COLLECTED DATA:
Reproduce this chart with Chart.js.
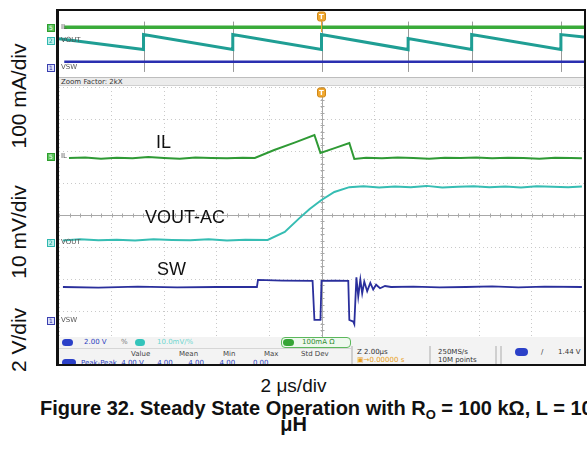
<!DOCTYPE html>
<html>
<head>
<meta charset="utf-8">
<script src="https://cdn.jsdelivr.net/npm/chart.js@4/dist/chart.umd.min.js"></script>
<style>
  html,body{margin:0;padding:0;background:#fff;}
  body{width:587px;height:449px;overflow:hidden;position:relative;font-family:"Liberation Sans",Arial,sans-serif;}
  .abs{position:absolute;}
  #frame{left:56px;top:9px;width:530px;height:357px;border:2px solid #111;border-left-width:3px;border-bottom-width:3px;box-sizing:border-box;}
  #ovWrap{left:59px;top:11px;width:525px;height:65px;}
  #mainWrap{left:59px;top:87px;width:525px;height:256px;}
  #zoombar{left:59px;top:77px;width:525px;height:9px;background:#ececec;border-top:1px solid #bdbdbd;border-bottom:1px solid #d0d0d0;font:7px "DejaVu Sans",sans-serif;color:#333;line-height:9px;padding-left:2px;box-sizing:border-box;}
  .vlab{font-size:21px;color:#111;white-space:nowrap;transform:rotate(-90deg);transform-origin:center center;text-align:center;width:160px;height:24px;line-height:24px;}
  .tlab{font-size:18px;color:#111;white-space:nowrap;}
  .chm{width:8px;height:8px;border:1px solid;box-sizing:border-box;font:6px "DejaVu Sans",sans-serif;line-height:6px;text-align:center;}
  .cht{font:7px "DejaVu Sans",sans-serif;color:#555;}
  #status{left:59px;top:337px;width:525px;height:27px;background:#f3f3f3;overflow:hidden;font:7px "DejaVu Sans",sans-serif;}
  .oval{position:absolute;border-radius:5px;height:7px;}
  .st{position:absolute;white-space:nowrap;}
</style>
</head>
<body>
<script>
// ---------------- data ----------------
// Main (zoomed) window: time in microseconds (2 us/div, trigger at 0), values in screen divisions
const ilTime = [-9.62,-9.0,-8.4,-7.8,-7.2,-6.6,-6.0,-5.4,-4.8,-4.2,-3.6,-3.0,-2.54,-1.8,-1.0,-0.27,-0.04,0.5,1.06,1.25,1.7,2.3,2.9,3.5,4.1,4.7,5.3,5.9,6.5,7.1,7.7,8.3,8.9,9.5,9.92];
const ilDiv  = [1.78,1.80,1.76,1.79,1.77,1.81,1.78,1.76,1.80,1.78,1.77,1.79,1.78,2.03,2.27,2.50,1.94,2.09,2.25,1.75,1.79,1.77,1.80,1.78,1.76,1.79,1.78,1.80,1.77,1.79,1.78,1.76,1.79,1.78,1.77];

const voutTime = [-9.85,-9.2,-8.5,-7.8,-7.1,-6.4,-5.7,-5.0,-4.3,-3.6,-2.9,-2.05,-1.40,-0.83,-0.45,0.0,0.49,1.06,1.6,2.2,2.8,3.4,4.0,4.6,5.2,5.8,6.4,7.0,7.6,8.2,8.8,9.4,9.92];
const voutDiv  = [-0.80,-0.76,-0.79,-0.77,-0.80,-0.76,-0.78,-0.79,-0.76,-0.80,-0.77,-0.78,-0.53,-0.09,0.19,0.47,0.72,0.87,0.90,0.86,0.89,0.87,0.91,0.86,0.88,0.90,0.87,0.89,0.86,0.90,0.88,0.87,0.89];

const swTime = [-9.85,-8.5,-7.0,-5.5,-4.0,-2.46,-2.42,-1.5,-0.34,-0.27,-0.04,0.0,0.5,1.02,1.06,1.21,1.25,1.33,1.40,1.48,1.55,1.63,1.74,1.86,1.97,2.08,2.23,2.42,2.65,3.5,4.5,5.5,6.5,7.5,8.5,9.92];
const swDiv  = [-2.25,-2.27,-2.24,-2.26,-2.25,-2.25,-2.03,-2.05,-2.06,-3.28,-3.28,-2.06,-2.05,-2.06,-3.28,-3.33,-3.41,-1.95,-2.55,-2.02,-2.45,-2.08,-2.38,-2.12,-2.33,-2.18,-2.29,-2.22,-2.25,-2.24,-2.26,-2.25,-2.23,-2.26,-2.24,-2.25];

// Overview strip (2kX zoom-out): x in divisions 0..10, y in strip units 0..8
const ovIlX = [0.1,10];
const ovIlY = [6.0,6.0];
const ovVoutX = [0,1.61,1.61,3.31,3.31,5.0,5.0,6.65,6.65,7.86,7.86,9.56,9.56,10];
const ovVoutY = [4.6,3.25,5.1,3.25,5.1,3.25,5.1,3.25,4.6,3.25,5.1,3.25,5.1,4.8];
const ovSwX = [0.1,10];
const ovSwY = [1.75,1.75];
const ovMarks = [1.61,3.31,5.0,6.65,7.86,9.56];
const ovTrigger = 5.0;
const mainTrigger = 0;

// axis / grid setup
const timeTicks = [-10,-8,-6,-4,-2,0,2,4,6,8,10];
const divTicks = [-4,-3,-2,-1,0,1,2,3,4];

const pts = (xs, ys) => xs.map((x, i) => ({x: x, y: ys[i]}));
</script>

<div id="frame" class="abs"></div>

<!-- left rotated scale labels -->
<div class="abs vlab" style="left:-61px;top:328px;">2 V/div</div>
<div class="abs vlab" style="left:-61px;top:220px;">10 mV/div</div>
<div class="abs vlab" style="left:-61px;top:84px;">100 mA/div</div>

<div id="ovWrap" class="abs"><canvas id="ov"></canvas></div>
<div id="zoombar" class="abs">Zoom Factor: 2kX</div>
<div id="mainWrap" class="abs"><canvas id="main"></canvas></div>

<!-- channel markers -->
<div class="abs chm" style="left:47px;top:24px;border-color:#2e9e2e;background:#5cc45c;color:#fff;">5</div>
<div class="abs cht" style="left:61px;top:23px;">IL</div>
<div class="abs chm" style="left:47px;top:37px;border-color:#30b8b0;background:#bdeeea;color:#20a098;">2</div>
<div class="abs cht" style="left:61px;top:36px;">VOUT</div>
<div class="abs chm" style="left:47px;top:64px;border-color:#3a40b0;background:#dde0f8;color:#2a30a0;">1</div>
<div class="abs cht" style="left:61px;top:63px;">VSW</div>

<div class="abs chm" style="left:47px;top:153px;border-color:#2e9e2e;background:#5cc45c;color:#fff;">5</div>
<div class="abs cht" style="left:61px;top:152px;">IL</div>
<div class="abs chm" style="left:47px;top:239px;border-color:#30b8b0;background:#bdeeea;color:#20a098;">2</div>
<div class="abs cht" style="left:61px;top:238px;">VOUT</div>
<div class="abs chm" style="left:47px;top:317px;border-color:#3a40b0;background:#dde0f8;color:#2a30a0;">1</div>
<div class="abs cht" style="left:61px;top:316px;">VSW</div>

<!-- trace labels -->
<div class="abs tlab" style="left:156px;top:132px;">IL</div>
<div class="abs tlab" style="left:145px;top:207px;">VOUT-AC</div>
<div class="abs tlab" style="left:157px;top:259px;">SW</div>

<!-- status bar -->
<div id="status" class="abs">
  <div class="oval" style="left:3px;top:2px;width:11px;background:#2b40c8;"></div>
  <div class="st" style="left:25px;top:1px;color:#2b3fc0;">2.00 V</div>
  <div class="st" style="left:62px;top:1px;color:#777;">%</div>
  <div class="oval" style="left:76px;top:2px;width:10px;background:#33c4bb;"></div>
  <div class="st" style="left:98px;top:1px;color:#6fd6cf;">10.0mV/%</div>
  <div class="st" style="left:222px;top:0px;width:68px;height:9px;border:1px solid #5cb85c;border-radius:4px;background:#eef8ee;"></div>
  <div class="oval" style="left:224px;top:2px;width:11px;background:#35a535;"></div>
  <div class="st" style="left:243px;top:1px;color:#2e8b2e;">100mA Ω</div>
  <div class="st" style="left:0px;top:11px;width:292px;height:1px;background:#d6d6d6;"></div>
  <div class="st" style="left:72px;top:13px;color:#444;">Value</div>
  <div class="st" style="left:120px;top:13px;color:#444;">Mean</div>
  <div class="st" style="left:164px;top:13px;color:#444;">Min</div>
  <div class="st" style="left:205px;top:13px;color:#444;">Max</div>
  <div class="st" style="left:242px;top:13px;color:#444;">Std Dev</div>
  <div class="oval" style="left:3px;top:22px;width:14px;background:#2b40c8;"></div>
  <div class="st" style="left:22px;top:22px;color:#2b3fc0;">Peak-Peak &nbsp;4.00 V &nbsp;&nbsp;&nbsp;&nbsp;&nbsp;4.00 &nbsp;&nbsp;&nbsp;&nbsp;&nbsp;&nbsp;4.00 &nbsp;&nbsp;&nbsp;&nbsp;&nbsp;&nbsp;4.00 &nbsp;&nbsp;&nbsp;&nbsp;&nbsp;&nbsp;&nbsp;0.00</div>
  <div class="st" style="left:292px;top:9px;width:2px;height:18px;background:#cfcfcf;"></div>
  <div class="st" style="left:298px;top:11px;color:#333;">Z 2.00μs</div>
  <div class="st" style="left:298px;top:19px;color:#e8a020;">▣→0.00000 s</div>
  <div class="st" style="left:370px;top:9px;width:2px;height:18px;background:#cfcfcf;"></div>
  <div class="st" style="left:379px;top:11px;color:#333;">250MS/s</div>
  <div class="st" style="left:379px;top:19px;color:#333;">10M points</div>
  <div class="st" style="left:436px;top:9px;width:2px;height:18px;background:#cfcfcf;"></div>
  <div class="st" style="left:441px;top:9px;width:2px;height:18px;background:#cfcfcf;"></div>
  <div class="oval" style="left:456px;top:11px;width:13px;height:8px;background:#2b40c8;"></div>
  <div class="st" style="left:482px;top:11px;color:#333;">/</div>
  <div class="st" style="left:499px;top:11px;color:#333;">1.44 V</div>
</div>

<!-- bottom captions -->
<div class="abs" style="left:0;width:587px;top:375px;text-align:center;font-size:19px;color:#111;">2 μs/div</div>
<div class="abs" style="left:40px;top:397px;font-size:20px;line-height:22px;font-weight:bold;color:#111;white-space:nowrap;">Figure 32. Steady State Operation with R<sub style="font-size:13px;vertical-align:-4px;line-height:0;">O</sub> = 100 kΩ, L = 10</div>
<div class="abs" style="left:0;width:587px;top:413px;text-align:center;font-size:20px;line-height:22px;font-weight:bold;color:#111;">μH</div>

<script>
Chart.defaults.animation = false;
Chart.defaults.font.family = '"Liberation Sans", Arial, sans-serif';

function badge(ctx, x, y) {
  ctx.save();
  ctx.fillStyle = '#f0a830';
  ctx.strokeStyle = '#d08818';
  ctx.beginPath();
  ctx.roundRect ? ctx.roundRect(x - 4, y, 8, 9, 2) : ctx.rect(x - 4, y, 8, 9);
  ctx.fill();
  ctx.stroke();
  ctx.fillStyle = '#fff';
  ctx.font = 'bold 7px "DejaVu Sans"';
  ctx.textAlign = 'center';
  ctx.textBaseline = 'middle';
  ctx.fillText('T', x, y + 4.8);
  ctx.restore();
}

// ---- overview strip ----
const ovPlugin = {
  id: 'ovDecor',
  beforeDatasetsDraw(chart) {
    const {ctx, scales: {x, y}} = chart;
    ctx.save();
    ctx.strokeStyle = '#9a9a9a';
    ctx.lineWidth = 1;
    ovMarks.forEach(m => {
      const px = Math.round(x.getPixelForValue(m)) + 0.5;
      ctx.beginPath();
      ctx.moveTo(px, y.getPixelForValue(6.7));
      ctx.lineTo(px, y.getPixelForValue(0.5));
      ctx.stroke();
    });
    ctx.restore();
  },
  afterDatasetsDraw(chart) {
    const {ctx, scales: {x, y}} = chart;
    const px = x.getPixelForValue(ovTrigger);
    ctx.save();
    ctx.strokeStyle = '#f0a830';
    ctx.lineWidth = 1;
    ctx.beginPath();
    ctx.moveTo(px, y.getPixelForValue(7.4));
    ctx.lineTo(px, y.getPixelForValue(5.4));
    ctx.stroke();
    ctx.restore();
    badge(ctx, px, y.getPixelForValue(8) + 1);
  }
};

new Chart(document.getElementById('ov'), {
  type: 'line',
  data: {
    datasets: [
      {label: 'IL', data: pts(ovIlX, ovIlY), borderColor: '#3aab3a', borderWidth: 3.5, pointRadius: 0},
      {label: 'VOUT', data: pts(ovVoutX, ovVoutY), borderColor: '#1f9e94', borderWidth: 3, pointRadius: 0, tension: 0},
      {label: 'VSW', data: pts(ovSwX, ovSwY), borderColor: '#2a2fb0', borderWidth: 2.5, pointRadius: 0}
    ]
  },
  options: {
    responsive: true, maintainAspectRatio: false,
    layout: {padding: 0},
    plugins: {legend: {display: false}, tooltip: {enabled: false}},
    scales: {
      x: {type: 'linear', min: 0, max: 10, display: false},
      y: {type: 'linear', min: 0, max: 8, display: false}
    }
  },
  plugins: [ovPlugin]
});

// ---- main zoomed window ----
const mainPlugin = {
  id: 'mainDecor',
  beforeDatasetsDraw(chart) {
    const {ctx, chartArea: a, scales: {x, y}} = chart;
    const cx = Math.round(x.getPixelForValue(mainTrigger)) + 0.5;
    const cy = Math.round(y.getPixelForValue(0)) + 0.5;
    ctx.save();
    ctx.strokeStyle = '#a8a8a8';
    ctx.lineWidth = 1;
    ctx.beginPath();
    ctx.moveTo(cx, a.top); ctx.lineTo(cx, a.bottom);
    ctx.moveTo(a.left, cy); ctx.lineTo(a.right, cy);
    for (let t = -10; t <= 10.001; t += 0.4) {
      const px = Math.round(x.getPixelForValue(t)) + 0.5;
      ctx.moveTo(px, cy - 2); ctx.lineTo(px, cy + 2);
    }
    for (let d = -4; d <= 4.001; d += 0.2) {
      const py = Math.round(y.getPixelForValue(d)) + 0.5;
      ctx.moveTo(cx - 2, py); ctx.lineTo(cx + 2, py);
    }
    ctx.stroke();
    ctx.restore();
  },
  afterDatasetsDraw(chart) {
    const {ctx, chartArea: a, scales: {x}} = chart;
    badge(ctx, x.getPixelForValue(mainTrigger), a.top + 1);
  }
};

new Chart(document.getElementById('main'), {
  type: 'line',
  data: {
    datasets: [
      {label: 'IL', data: pts(ilTime, ilDiv), borderColor: '#2f9a35', borderWidth: 2, pointRadius: 0},
      {label: 'VOUT-AC', data: pts(voutTime, voutDiv), borderColor: '#36bdb3', borderWidth: 2, pointRadius: 0},
      {label: 'SW', data: pts(swTime, swDiv), borderColor: '#2a2f9c', borderWidth: 1.8, pointRadius: 0}
    ]
  },
  options: {
    responsive: true, maintainAspectRatio: false,
    layout: {padding: 0},
    plugins: {legend: {display: false}, tooltip: {enabled: false}},
    scales: {
      x: {
        type: 'linear', min: -10, max: 10,
        afterBuildTicks: s => { s.ticks = timeTicks.map(v => ({value: v})); },
        ticks: {display: false},
        grid: {color: '#c9c9c9', drawTicks: false, lineWidth: 1},
        border: {display: false, dash: [1, 3]}
      },
      y: {
        type: 'linear', min: -4, max: 4,
        afterBuildTicks: s => { s.ticks = divTicks.map(v => ({value: v})); },
        ticks: {display: false},
        grid: {color: '#c9c9c9', drawTicks: false, lineWidth: 1},
        border: {display: false, dash: [1, 3]}
      }
    }
  },
  plugins: [mainPlugin]
});
</script>
</body>
</html>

PROBLEM: Give the number of lines containing the word "with". No other answer is needed.

SOLUTION: 2